The last reason against BIG having an effect on the economy, and the most important one, is because it's not new money, not new investment. An economy grows by new investment, a capital injection by entrepreneurs. Government spending is really derived from taxes on the private sector and individuals, money already in the economy. So BIG is not new money.
While government spending can stimulate the economy, it must be on infrastructural and economic projects that help create the conditions for private investment. A qualification of the government spend argument is the R60bn on World Cup 2010 infrastructure did not generate expected economic growth. (The same for events like these around the world. Neither did billions on social housing since 1994.)
The reasons are complex, but in short, SA does not have the right conditions for growth. The ANC has seen to that. BIG will aggravate an already bad situation by placing a burden on taxpayers. Government will have to borrow the deficit to pay for BIG leading to even more debt, a never-ending spiral to insolvency. Nothing good will ever result.

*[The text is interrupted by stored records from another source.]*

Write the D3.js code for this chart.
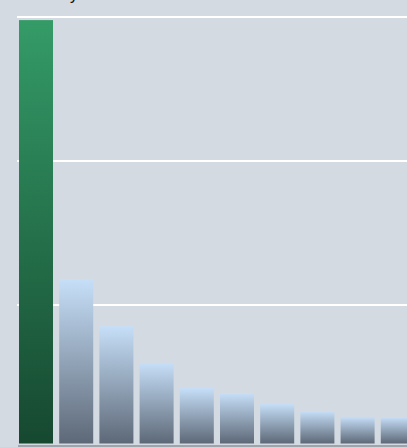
<!DOCTYPE html>
<html>
<head>
<meta charset="utf-8">
<script src="https://cdn.jsdelivr.net/npm/d3@7"></script>
<style>
  html, body { margin: 0; padding: 0; background: #d3dae1; overflow: hidden; }
  svg { display: block; }
</style>
</head>
<body>
<svg id="chart" width="407" height="447"></svg>
<script>
// Category names and their values
const categories = ["A", "B", "C", "D", "E", "F", "G", "H", "I", "J"];
const values = [297.5, 117.5, 85, 59.5, 42, 38.5, 31, 26, 22, 21.8];
const highlighted = ["A"];
const yTicks = [100, 200, 300];
const chartTitle = "Activity";

const width = 407, height = 447;
const margin = { left: 19, top: 16.5 };

const svg = d3.select("#chart");

const x = d3.scaleBand()
  .domain(categories)
  .range([margin.left, margin.left + 395.8])
  .paddingInner(0.154)
  .paddingOuter(0);

const y = d3.scaleLinear()
  .domain([0, 300])
  .range([448.5, margin.top]);

// Vertical gradients, light at the top of each bar, dark at its foot
const defs = svg.append("defs");
function gradient(id, top, bottom) {
  const g = defs.append("linearGradient")
    .attr("id", id)
    .attr("x1", 0).attr("y1", 0).attr("x2", 0).attr("y2", 1);
  g.append("stop").attr("offset", "0%").attr("stop-color", top);
  g.append("stop").attr("offset", "100%").attr("stop-color", bottom);
}
gradient("gradBlue", "#c6dff8", "#5d6877");
gradient("gradGreen", "#349b67", "#164830");

// Horizontal grid lines, snapped to whole pixels for a crisp 2px stroke
svg.append("g")
  .attr("class", "grid")
  .selectAll("line")
  .data(yTicks)
  .join("line")
  .attr("x1", 17)
  .attr("x2", width)
  .attr("y1", d => Math.round(y(d)))
  .attr("y2", d => Math.round(y(d)))
  .attr("stroke", "#ffffff")
  .attr("stroke-width", 2);

// Bars
const gap = 5;
svg.append("g")
  .attr("class", "bars")
  .selectAll("rect")
  .data(categories.map((c, i) => ({ c, v: values[i] })))
  .join("rect")
  .attr("x", d => x(d.c))
  .attr("width", x.bandwidth())
  .attr("y", d => y(d.v))
  .attr("height", d => y(0) - gap - y(d.v))
  .attr("fill", d => highlighted.includes(d.c) ? "url(#gradGreen)" : "url(#gradBlue)");

// Baseline
svg.append("line")
  .attr("x1", 18)
  .attr("x2", width)
  .attr("y1", 446)
  .attr("y2", 446)
  .attr("stroke", "#9fa4aa")
  .attr("stroke-width", 2);

// Title, mostly above the visible area
svg.append("text")
  .attr("x", 19)
  .attr("y", 0)
  .attr("font-family", "DejaVu Sans, sans-serif")
  .attr("font-size", 16)
  .attr("fill", "#111")
  .text(chartTitle);
</script>
</body>
</html>
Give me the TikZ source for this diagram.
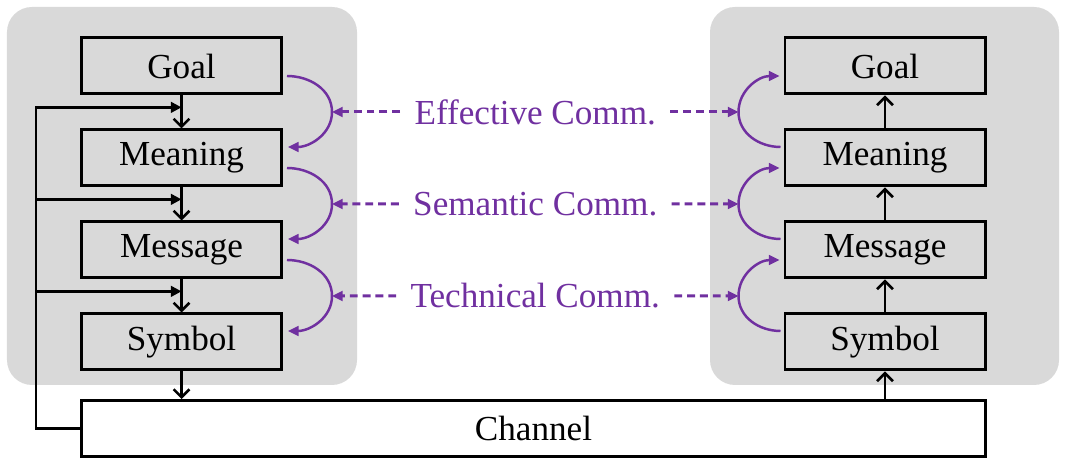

Given the country's extraordinarily high unemployment - the highest in the world ahead of Djibouti and Gaza, both failed states and in war and conflict - something must be done about the poor ad those without hope of finding work. By now unemployment ought to have been in single digits and poverty halved at least. But the country is worse off every year, an amazing feat given its resources and status as a middle income country.
But giving up and resorting to permanent dependency, which creates entitlement and an idle and unproductive population, is not the solution. It's a quick fix though for the ANC and leftwing sociologists who shy from asking how SA got here (the ANC).